Draw a straight line between these two points. This is the DC load line. Every possible quiescent operating state (without signal) lies somewhere on this line — the actual operating point is determined by which characteristic curve the line intersects, which is set by the grid bias voltage.

Choose the operating point where the load line intersects the characteristic curve corresponding to the chosen grid bias. For audio amplifiers, the ideal Q-point is near the middle of the load line, where the characteristic curves are most evenly spaced on both sides — indicating symmetrical signal handling and minimum distortion.

AC Load Line

The DC load line assumes a resistive plate load. When coupling capacitors connect the plate to a following stage, the AC load seen by the tube is different from the DC load because the coupling capacitor is a short circuit for AC. The effective AC load is the plate resistor in parallel with the following stage’s grid resistor.

Draw the AC load line through the Q-point (since the Q-point is the operating point with no signal — a DC condition). The AC load line has a steeper slope than the DC load line because the AC load resistance is lower (parallel combination of plate resistor and grid resistor is less than the plate resistor alone).

The AC load line determines the actual signal voltage swing — it is this line, not the DC load line, that shows the output voltage for a given input grid voltage swing. The intersection of the AC load line with the cutoff characteristic (the lowest-current characteristic curve) and the saturation region (the steep portion of the curves where all lines bunch together) defines the maximum output voltage swing.

For a 12AX7 with:

  • Supply voltage: 250V
  • Plate resistor: 100kΩ
  • Grid resistor of following stage: 1MΩ
  • AC load: 90.9kΩ (100k parallel 1M)
  • Q-point: plate voltage 125V, plate current 1.25mA, grid bias −1.5V

The AC load line passes through (125V, 1.25mA) with a slope of −1/90.9kΩ. At cutoff (plate current → 0): plate voltage = 125V + 1.25mA × 90.9kΩ ≈ 239V At saturation: approximately 10-15V plate voltage.

Maximum output voltage swing: from 125V to 239V (positive peak) and from 125V to about 12V (negative peak). The output is asymmetric — it can swing about 114V positive but only about 113V negative before hitting the limits. This is nearly symmetric, confirming the Q-point is well-chosen.

Distortion Analysis

Distortion in a tube stage arises because the characteristic curves are not perfectly evenly spaced — the transconductance changes slightly with operating point. The load line analysis reveals this geometrically.

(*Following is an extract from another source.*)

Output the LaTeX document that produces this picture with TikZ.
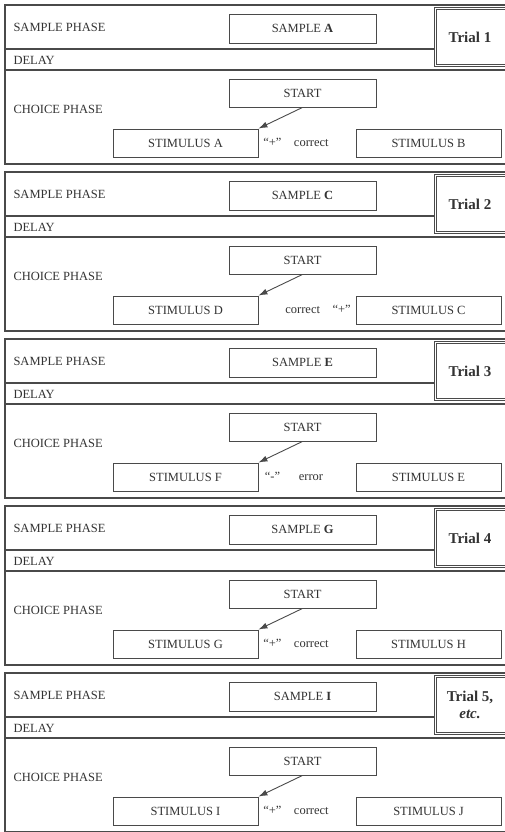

Mark the intersections of the AC load line with the characteristic curves for grid voltages at equal intervals around the bias point. For a 12AX7 with −1.5V bias, examine the curves at −0.5V, −1.0V, −1.5V, −2.0V, and −2.5V. These represent equal positive and negative signal swings of 0.5V amplitude at the grid.

If the plate voltages at these intersections are equally spaced from the Q-point, the stage is linear — equal input steps produce equal output steps. If the spacing is unequal (closer together near one end of the swing), the stage produces harmonic distortion. The ratio of the unequal spacing to the equal spacing indicates the distortion percentage.

Second-harmonic distortion (asymmetric distortion — the positive and negative swings are different sizes) is the dominant distortion mechanism in single-ended tube amplifiers. Push-pull configurations cancel even-order harmonics, which is why push-pull output stages produce much lower distortion for the same power level.

Output Power Calculation

For power amplifier stages, the load line shows the maximum output power. From the AC load line, the peak-to-peak plate voltage swing before clipping spans from the low cutoff point to the high saturation point. The peak voltage swing is half this.

Power output = (Vpeak)² / (2 × Rload)

For a 6L6 beam power tube with:

  • B+ = 360V
  • Optimum plate-to-plate load = 6600Ω (3300Ω per tube in push-pull)
  • AC voltage swing from Q-point: approximately ±290V before clipping

Power per tube = (290)² / (2 × 3300) = 84100 / 6600 = 12.7W Push-pull pair: approximately 25W

This matches the published output power specification for 6L6 tubes in standard push-pull Class AB operation, confirming that load line analysis accurately predicts real-world performance.

Choosing the optimum load resistance: the load line that passes through the operating point and swings symmetrically to cutoff and saturation maximizes output power. A load resistance that is too high creates a shallow load line that clips at small output voltages; too low creates a steep line that drives the tube into the resistive region (plate voltage near zero) before reaching cutoff. The optimum is the load that allows symmetric, maximum swing.